By the Court.Sec. 450.11 (2), Stats., construed; the court refrains from deciding whether the section as so construed is unconstitutional since the petitioners' federal claims have been specifically reserved for determination in the federal district court.
NOTES
[1] Baird v. Lynch (D. C. Wis. 1974), 390 Fed. Supp. 740.
[2] Cohen v. California (1971), 403 U.S. 15, 91 Sup. Ct. 1780, 29 L. Ed. 2d 284; Tinker v. Des Moines Independent Community School Dist. (1969), 393 U.S. 503, 89 Sup. Ct. 733, 21 L. Ed. 2d 731.
[3] Roe v. Wade (1973), 410 U.S. 113, 93 Sup. Ct. 705, 35 L. Ed. 2d 147; Eisenstadt v. Baird (1972), 405 U.S. 438, 92 Sup. Ct. 1029, 31 L. Ed. 2d 349; Griswold v. Connecticut (1965), 381 U.S. 479, 85 Sup. Ct. 1678, 14 L. Ed. 2d 510.
[4] Curtis v. Loether (1974), 415 U.S. 189, 192, 94 Sup. Ct. 1005, 39 L. Ed. 2d 260; United States v. Thirty-Seven Photographs (1971), 402 U.S. 363, 368, 369, 91 Sup. Ct. 1400, 28 L. Ed. 2d 822, and cases there cited; United States v. Rumely (1953), 345 U.S. 41, 46, 73 Sup. Ct. 543, 97 L. Ed. 770, and cases there cited; Madison Metropolitan Sewerage Dist. v. Stein (1970), 47 Wis. 2d 349, 357, 177 N.W.2d 131; Chicago & N. W. Ry. v. Public Service Comm. (1969), 43 Wis. 2d 570, 577, 578, 169 N.W.2d 65; Gelencser v. Industrial Comm. (1966), 31 Wis. 2d 62, 66, 141 N.W.2d 898.
[5] Population Services International v. Wilson (D. C. N. Y. 1975), 398 Fed.
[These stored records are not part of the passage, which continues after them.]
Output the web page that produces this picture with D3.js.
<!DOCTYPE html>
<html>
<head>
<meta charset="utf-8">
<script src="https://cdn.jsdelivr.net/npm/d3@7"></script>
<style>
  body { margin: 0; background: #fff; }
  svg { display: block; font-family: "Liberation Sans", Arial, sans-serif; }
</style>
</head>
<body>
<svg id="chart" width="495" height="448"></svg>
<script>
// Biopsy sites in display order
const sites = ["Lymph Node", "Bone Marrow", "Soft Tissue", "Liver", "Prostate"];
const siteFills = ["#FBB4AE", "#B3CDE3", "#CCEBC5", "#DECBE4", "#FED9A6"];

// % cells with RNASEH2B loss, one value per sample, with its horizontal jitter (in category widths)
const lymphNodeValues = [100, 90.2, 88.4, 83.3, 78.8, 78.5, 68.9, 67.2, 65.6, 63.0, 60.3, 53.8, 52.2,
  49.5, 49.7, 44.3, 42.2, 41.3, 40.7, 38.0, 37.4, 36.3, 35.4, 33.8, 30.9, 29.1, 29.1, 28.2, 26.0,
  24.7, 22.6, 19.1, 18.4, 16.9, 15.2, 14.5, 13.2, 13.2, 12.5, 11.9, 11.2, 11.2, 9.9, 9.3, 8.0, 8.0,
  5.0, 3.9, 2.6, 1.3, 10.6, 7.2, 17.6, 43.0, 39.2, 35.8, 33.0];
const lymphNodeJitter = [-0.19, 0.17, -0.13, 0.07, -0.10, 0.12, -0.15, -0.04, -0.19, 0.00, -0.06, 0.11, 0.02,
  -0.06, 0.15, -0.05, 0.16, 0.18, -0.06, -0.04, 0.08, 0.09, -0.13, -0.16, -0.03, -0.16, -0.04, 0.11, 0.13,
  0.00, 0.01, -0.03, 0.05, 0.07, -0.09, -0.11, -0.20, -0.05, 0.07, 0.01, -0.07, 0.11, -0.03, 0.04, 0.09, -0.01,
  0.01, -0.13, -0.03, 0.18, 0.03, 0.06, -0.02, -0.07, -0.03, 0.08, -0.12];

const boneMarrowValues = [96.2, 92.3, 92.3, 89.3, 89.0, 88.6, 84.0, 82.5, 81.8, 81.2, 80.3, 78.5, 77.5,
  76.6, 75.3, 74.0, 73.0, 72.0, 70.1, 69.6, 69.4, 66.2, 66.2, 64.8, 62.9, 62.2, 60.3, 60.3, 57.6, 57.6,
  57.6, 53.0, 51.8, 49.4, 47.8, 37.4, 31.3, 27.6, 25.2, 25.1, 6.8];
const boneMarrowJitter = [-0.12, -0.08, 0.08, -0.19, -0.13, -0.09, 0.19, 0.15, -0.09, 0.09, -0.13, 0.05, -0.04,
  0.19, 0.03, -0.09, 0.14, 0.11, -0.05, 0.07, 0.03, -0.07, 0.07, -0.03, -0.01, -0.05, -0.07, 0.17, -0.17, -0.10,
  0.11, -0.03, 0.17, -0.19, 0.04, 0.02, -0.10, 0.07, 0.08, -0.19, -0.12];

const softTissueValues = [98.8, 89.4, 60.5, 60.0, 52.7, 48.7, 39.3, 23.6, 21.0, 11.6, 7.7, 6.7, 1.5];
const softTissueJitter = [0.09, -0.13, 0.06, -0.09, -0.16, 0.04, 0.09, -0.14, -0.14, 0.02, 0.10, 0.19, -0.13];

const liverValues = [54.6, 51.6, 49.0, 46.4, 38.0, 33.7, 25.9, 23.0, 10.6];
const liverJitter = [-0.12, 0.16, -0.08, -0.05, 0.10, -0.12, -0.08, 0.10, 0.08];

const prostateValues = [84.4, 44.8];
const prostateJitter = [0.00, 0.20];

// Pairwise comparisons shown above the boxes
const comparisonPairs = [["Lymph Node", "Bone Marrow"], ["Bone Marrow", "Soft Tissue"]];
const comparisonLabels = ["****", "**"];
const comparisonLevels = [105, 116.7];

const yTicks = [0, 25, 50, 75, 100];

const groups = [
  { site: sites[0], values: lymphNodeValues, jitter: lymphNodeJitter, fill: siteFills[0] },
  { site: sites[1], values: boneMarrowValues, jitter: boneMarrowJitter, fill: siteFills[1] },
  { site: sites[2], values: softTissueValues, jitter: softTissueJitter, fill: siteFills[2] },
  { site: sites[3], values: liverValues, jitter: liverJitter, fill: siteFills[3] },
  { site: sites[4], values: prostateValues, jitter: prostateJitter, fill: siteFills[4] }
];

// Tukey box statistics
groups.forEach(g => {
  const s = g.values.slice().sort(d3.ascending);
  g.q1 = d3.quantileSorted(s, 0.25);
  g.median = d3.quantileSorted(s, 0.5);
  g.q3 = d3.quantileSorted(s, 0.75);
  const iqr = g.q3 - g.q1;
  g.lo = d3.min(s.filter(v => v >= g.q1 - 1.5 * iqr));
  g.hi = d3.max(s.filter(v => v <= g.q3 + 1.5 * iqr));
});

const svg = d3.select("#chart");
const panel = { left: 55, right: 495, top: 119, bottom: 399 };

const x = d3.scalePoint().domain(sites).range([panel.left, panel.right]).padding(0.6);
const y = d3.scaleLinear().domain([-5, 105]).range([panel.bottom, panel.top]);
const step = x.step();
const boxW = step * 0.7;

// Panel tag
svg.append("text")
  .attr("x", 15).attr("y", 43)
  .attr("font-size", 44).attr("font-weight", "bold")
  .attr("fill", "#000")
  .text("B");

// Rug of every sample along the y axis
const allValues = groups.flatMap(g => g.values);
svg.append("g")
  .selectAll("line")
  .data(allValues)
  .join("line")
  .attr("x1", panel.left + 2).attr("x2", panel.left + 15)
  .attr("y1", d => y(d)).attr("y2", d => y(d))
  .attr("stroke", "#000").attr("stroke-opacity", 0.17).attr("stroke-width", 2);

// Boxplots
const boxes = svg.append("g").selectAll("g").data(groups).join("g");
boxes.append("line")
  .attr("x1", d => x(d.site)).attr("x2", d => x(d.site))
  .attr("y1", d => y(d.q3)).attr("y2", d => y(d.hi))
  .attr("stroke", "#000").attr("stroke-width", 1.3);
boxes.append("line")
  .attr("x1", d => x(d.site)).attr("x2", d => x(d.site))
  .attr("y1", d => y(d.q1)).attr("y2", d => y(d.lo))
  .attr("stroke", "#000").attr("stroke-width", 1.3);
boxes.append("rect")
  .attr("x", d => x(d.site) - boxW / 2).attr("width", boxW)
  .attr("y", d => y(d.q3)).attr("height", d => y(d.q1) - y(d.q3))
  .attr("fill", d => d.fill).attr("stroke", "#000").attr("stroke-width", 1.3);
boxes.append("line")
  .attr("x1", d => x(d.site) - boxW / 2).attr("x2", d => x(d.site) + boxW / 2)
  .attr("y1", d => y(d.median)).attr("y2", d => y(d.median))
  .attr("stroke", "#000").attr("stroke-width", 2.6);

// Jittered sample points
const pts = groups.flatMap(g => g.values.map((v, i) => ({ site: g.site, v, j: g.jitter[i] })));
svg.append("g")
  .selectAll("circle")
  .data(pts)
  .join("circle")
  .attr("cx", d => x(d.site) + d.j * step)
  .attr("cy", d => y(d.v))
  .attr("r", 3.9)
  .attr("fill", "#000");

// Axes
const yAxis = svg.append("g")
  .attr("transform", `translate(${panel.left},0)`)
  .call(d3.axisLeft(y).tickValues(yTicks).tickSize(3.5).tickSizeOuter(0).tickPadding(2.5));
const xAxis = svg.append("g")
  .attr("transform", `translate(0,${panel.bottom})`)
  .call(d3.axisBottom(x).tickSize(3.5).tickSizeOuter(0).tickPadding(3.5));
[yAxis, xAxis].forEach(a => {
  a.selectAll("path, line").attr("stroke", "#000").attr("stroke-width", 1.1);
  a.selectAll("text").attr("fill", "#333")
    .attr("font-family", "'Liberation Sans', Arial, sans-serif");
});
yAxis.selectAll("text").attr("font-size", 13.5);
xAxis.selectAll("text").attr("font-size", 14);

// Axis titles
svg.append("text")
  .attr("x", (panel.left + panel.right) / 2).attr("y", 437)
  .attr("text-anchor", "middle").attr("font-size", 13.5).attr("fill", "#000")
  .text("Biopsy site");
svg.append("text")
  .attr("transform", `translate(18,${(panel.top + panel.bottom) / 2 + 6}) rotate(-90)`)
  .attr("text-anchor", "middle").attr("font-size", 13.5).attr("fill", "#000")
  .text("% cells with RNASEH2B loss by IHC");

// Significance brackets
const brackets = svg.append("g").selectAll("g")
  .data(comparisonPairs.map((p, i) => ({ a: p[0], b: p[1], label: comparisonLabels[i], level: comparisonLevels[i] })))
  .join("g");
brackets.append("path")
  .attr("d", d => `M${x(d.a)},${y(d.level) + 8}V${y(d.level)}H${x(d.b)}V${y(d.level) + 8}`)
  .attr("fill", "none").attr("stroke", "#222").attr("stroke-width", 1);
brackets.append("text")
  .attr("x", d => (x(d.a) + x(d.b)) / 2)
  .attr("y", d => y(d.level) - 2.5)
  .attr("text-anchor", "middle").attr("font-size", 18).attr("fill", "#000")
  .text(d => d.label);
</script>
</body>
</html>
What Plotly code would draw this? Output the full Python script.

Supp. 321, 337.
[6] See: Bigelow v. Virginia (1975), 421 U.S. 809, 95 Sup. Ct. 2222, 2232, 44 L. Ed. 2d 600.
[7] Population Services International v. Wilson, supra, footnote 5, at page 337.
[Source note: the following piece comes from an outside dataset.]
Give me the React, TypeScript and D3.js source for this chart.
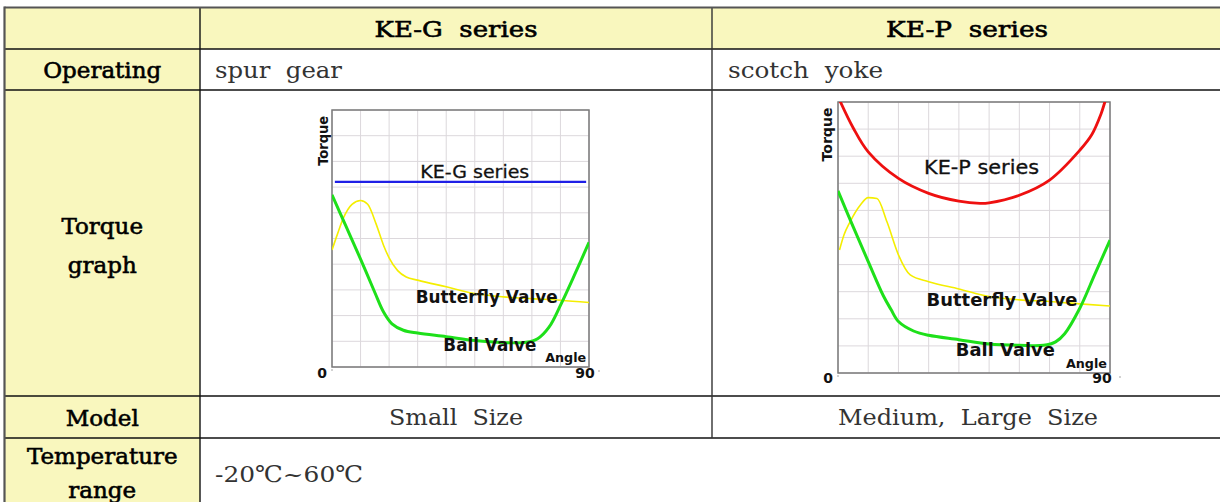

[8] We note that a bill, S. 368, has now been passed by both the state assembly and the state senate and is awaiting review and approval by the governor. This bill repeals and recreates sec. 450.11 of the statutes. In addition to deleting the definition of abortion and contraception devices as "indecent articles" and deleting the ban under sec. 450.11 (4) of the sale of contraceptives to unmarried persons (declared unconstitutional in Baird v. Lynch, supra, footnote 1), the bill forbids exhibition and display of abortion devices outrightly, but changes the statute to forbid exhibition and display of contraceptives only "for commercial purposes."
[9] Supra, footnote 6.
[10] Supra, footnote 5.
[11] England v. Louisiana State Board of Medical Examiners (1964), 375 U.S. 411, 84 Sup. Ct. 461, 11 L. Ed. 2d 440.